= Information supplied =
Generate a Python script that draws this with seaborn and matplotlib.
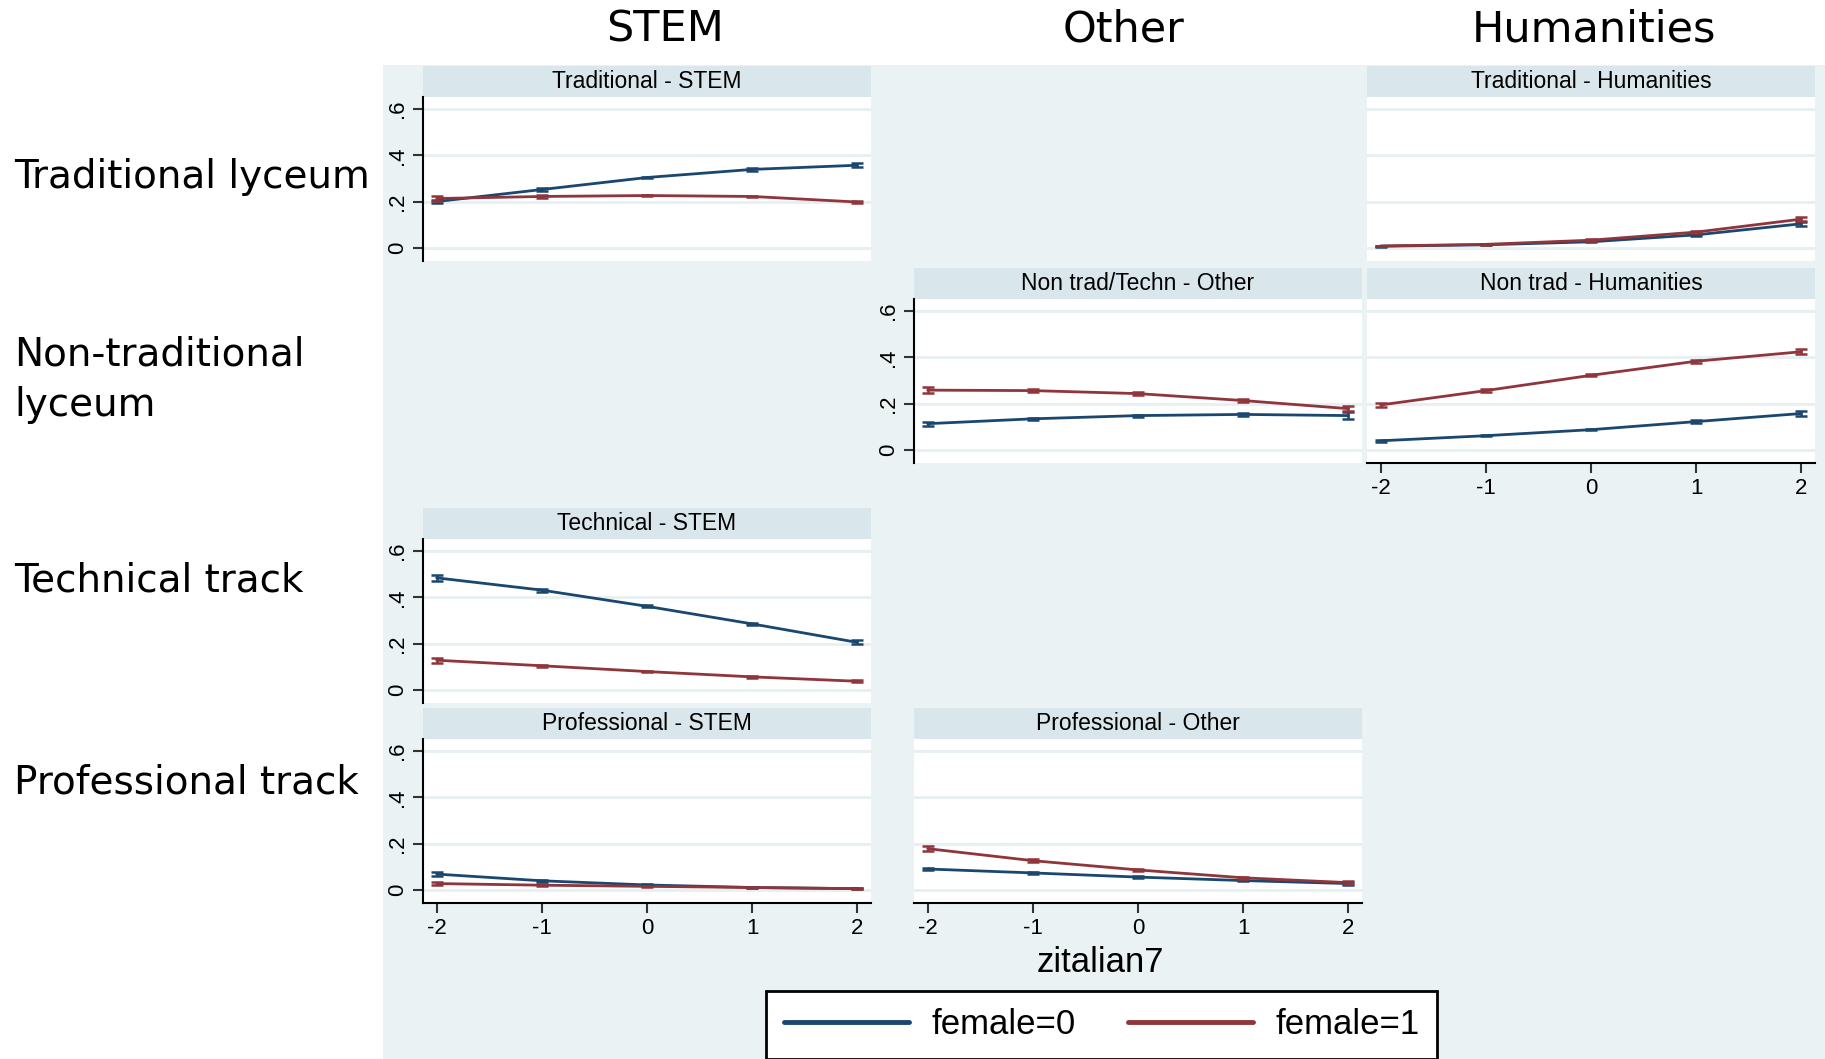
import numpy as np
import pandas as pd
import matplotlib
matplotlib.use('Agg')
import matplotlib.pyplot as plt
import seaborn as sns
from matplotlib.lines import Line2D

# x values (standardised italian score)
zit = [-2, -1, 0, 1, 2]

# predicted probabilities, female=0 / female=1, and half-width of the CI
trad_stem_m = [0.200, 0.252, 0.304, 0.339, 0.357]
trad_stem_f = [0.213, 0.222, 0.226, 0.222, 0.198]
trad_stem_m_ci = [0.008, 0.006, 0.004, 0.005, 0.009]
trad_stem_f_ci = [0.010, 0.006, 0.004, 0.004, 0.006]

trad_hum_m = [0.007, 0.013, 0.026, 0.056, 0.104]
trad_hum_f = [0.008, 0.015, 0.033, 0.068, 0.124]
trad_hum_m_ci = [0.002, 0.002, 0.003, 0.005, 0.008]
trad_hum_f_ci = [0.002, 0.002, 0.003, 0.005, 0.010]

nontr_oth_m = [0.113, 0.134, 0.148, 0.153, 0.148]
nontr_oth_f = [0.258, 0.256, 0.243, 0.213, 0.178]
nontr_oth_m_ci = [0.008, 0.005, 0.004, 0.006, 0.014]
nontr_oth_f_ci = [0.014, 0.008, 0.005, 0.006, 0.010]

nontr_hum_m = [0.039, 0.061, 0.087, 0.122, 0.157]
nontr_hum_f = [0.194, 0.256, 0.322, 0.383, 0.424]
nontr_hum_m_ci = [0.004, 0.003, 0.003, 0.006, 0.012]
nontr_hum_f_ci = [0.009, 0.006, 0.004, 0.006, 0.010]

tech_stem_m = [0.484, 0.431, 0.361, 0.285, 0.205]
tech_stem_f = [0.128, 0.104, 0.079, 0.056, 0.037]
tech_stem_m_ci = [0.012, 0.006, 0.004, 0.006, 0.009]
tech_stem_f_ci = [0.010, 0.005, 0.003, 0.003, 0.004]

prof_stem_m = [0.068, 0.039, 0.021, 0.010, 0.005]
prof_stem_f = [0.027, 0.020, 0.015, 0.010, 0.005]
prof_stem_m_ci = [0.008, 0.004, 0.003, 0.002, 0.002]
prof_stem_f_ci = [0.005, 0.003, 0.002, 0.002, 0.002]

prof_oth_m = [0.090, 0.073, 0.055, 0.040, 0.027]
prof_oth_f = [0.178, 0.126, 0.086, 0.052, 0.031]
prof_oth_m_ci = [0.006, 0.004, 0.003, 0.004, 0.005]
prof_oth_f_ci = [0.010, 0.006, 0.004, 0.004, 0.005]

col_titles = ['STEM', 'Other', 'Humanities']
row_titles = ['Traditional lyceum', 'Non-traditional\nlyceum', 'Technical track', 'Professional track']

# panel name, grid cell, data
panels = [
    ('Traditional - STEM', 0, 0, trad_stem_m, trad_stem_f, trad_stem_m_ci, trad_stem_f_ci),
    ('Traditional - Humanities', 0, 2, trad_hum_m, trad_hum_f, trad_hum_m_ci, trad_hum_f_ci),
    ('Non trad/Techn - Other', 1, 1, nontr_oth_m, nontr_oth_f, nontr_oth_m_ci, nontr_oth_f_ci),
    ('Non trad - Humanities', 1, 2, nontr_hum_m, nontr_hum_f, nontr_hum_m_ci, nontr_hum_f_ci),
    ('Technical - STEM', 2, 0, tech_stem_m, tech_stem_f, tech_stem_m_ci, tech_stem_f_ci),
    ('Professional - STEM', 3, 0, prof_stem_m, prof_stem_f, prof_stem_m_ci, prof_stem_f_ci),
    ('Professional - Other', 3, 1, prof_oth_m, prof_oth_f, prof_oth_m_ci, prof_oth_f_ci),
]
show_y = {(0, 0), (1, 1), (2, 0), (3, 0)}
show_x = {(1, 2), (3, 0), (3, 1)}

sns.set_theme(style='white')
plt.rcParams['font.family'] = ['Liberation Sans', 'DejaVu Sans']
plt.rcParams['text.color'] = 'black'
plt.rcParams['xtick.color'] = 'black'
plt.rcParams['ytick.color'] = 'black'

navy = '#1a476f'
maroon = '#90353b'
bg = '#eaf2f3'
strip_c = '#d9e6eb'
grid_c = '#e6eff1'
pal = {0: navy, 1: maroon}

W, H = 1825, 1059
fig = plt.figure(figsize=(W / 100, H / 100), dpi=100)
fig.patch.set_facecolor('white')
# grey graph region behind all panels
bgax = fig.add_axes([383 / W, 0, 1 - 383 / W, 1 - 65 / H], zorder=-5)
bgax.set_facecolor(bg)
bgax.set_xticks([])
bgax.set_yticks([])
for s in bgax.spines.values():
    s.set_visible(False)

col_left = [423, 914, 1367]
strip_top = [66, 268, 508, 708]
pw, sh, ph = 448, 31, 164

for name, r, c, ym, yf, cim, cif in panels:
    x0 = col_left[c]
    t0 = strip_top[r]
    sax = fig.add_axes([x0 / W, 1 - (t0 + sh) / H, pw / W, sh / H])
    sax.set_facecolor(strip_c)
    sax.set_xticks([])
    sax.set_yticks([])
    for s in sax.spines.values():
        s.set_visible(False)
    sax.text(0.5, 0.5, name, ha='center', va='center', fontsize=16.5,
             transform=sax.transAxes)

    ax = fig.add_axes([x0 / W, 1 - (t0 + sh + ph) / H, pw / W, ph / H])
    ax.set_facecolor('white')
    df = pd.DataFrame({'zitalian7': zit * 2,
                       'p': ym + yf,
                       'ci': cim + cif,
                       'female': [0] * 5 + [1] * 5})
    for y in [0, 0.2, 0.4, 0.6]:
        ax.axhline(y, color=grid_c, lw=2, zorder=0.5)
    sns.lineplot(data=df, x='zitalian7', y='p', hue='female', palette=pal,
                 ax=ax, legend=False, linewidth=2, errorbar=None, zorder=3)
    for f in [0, 1]:
        d = df[df.female == f]
        ax.errorbar(d.zitalian7, d.p, yerr=d.ci, fmt='none', ecolor=pal[f],
                    elinewidth=1.8, capsize=4, capthick=1.8, zorder=3)
    ax.set_xlim(-2.13, 2.13)
    ax.set_ylim(-0.057, 0.652)
    ax.set_xlabel('')
    ax.set_ylabel('')
    for s in ['top', 'right']:
        ax.spines[s].set_visible(False)
    if (r, c) in show_y:
        ax.spines['left'].set_color('black')
        ax.spines['left'].set_linewidth(1.5)
        ax.set_yticks([0, 0.2, 0.4, 0.6])
        ax.set_yticklabels(['0', '.2', '.4', '.6'], rotation=90, va='center',
                           fontsize=16)
        ax.tick_params(axis='y', left=True, length=7, width=1.5, pad=4,
                       color='#333333')
    else:
        ax.spines['left'].set_visible(False)
        ax.set_yticks([])
    if (r, c) in show_x:
        ax.spines['bottom'].set_color('black')
        ax.spines['bottom'].set_linewidth(1.5)
        ax.set_xticks(zit)
        ax.set_xticklabels(['-2', '-1', '0', '1', '2'], fontsize=16)
        ax.tick_params(axis='x', bottom=True, length=7, width=1.5, pad=4,
                       color='#333333')
    else:
        ax.spines['bottom'].set_visible(False)
        ax.set_xticks([])

# column and row headers
col_x = [665, 1124, 1594]
for t, x in zip(col_titles, col_x):
    fig.text(x / W, 1 - 29 / H, t, ha='center', va='center', fontsize=31,
             family=['DejaVu Sans'])
row_y = [177, 380, 580, 782]
for t, y in zip(row_titles, row_y):
    fig.text(14 / W, 1 - y / H, t, ha='left', va='center', fontsize=28,
             family=['DejaVu Sans'], linespacing=1.4)

fig.text(1100 / W, 1 - 962 / H, 'zitalian7', ha='center', va='center',
         fontsize=25)

handles = [Line2D([], [], color=navy, lw=3.5), Line2D([], [], color=maroon, lw=3.5)]
leg = fig.legend(handles, ['female=0', 'female=1'], loc='center',
                 bbox_to_anchor=(1101.5 / W, 1 - 1025 / H), ncol=2,
                 fontsize=25, frameon=True, fancybox=False, edgecolor='black',
                 framealpha=1, handlelength=3.6, handletextpad=0.65,
                 columnspacing=1.5, borderpad=0.5, borderaxespad=0)
leg.get_frame().set_linewidth(2)
leg.get_frame().set_facecolor('white')

fig.savefig('out.png', dpi=100, facecolor='white')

= What this task involves =
Repeat only what lies between the start of the data and the end of the line containing "zit = [-2, -1, 0, 1, 2]", exactly, with pictures left out.

= Problem solution =
Generate a Python script that draws this with seaborn and matplotlib.
import numpy as np
import pandas as pd
import matplotlib
matplotlib.use('Agg')
import matplotlib.pyplot as plt
import seaborn as sns
from matplotlib.lines import Line2D

# x values (standardised italian score)
zit = [-2, -1, 0, 1, 2]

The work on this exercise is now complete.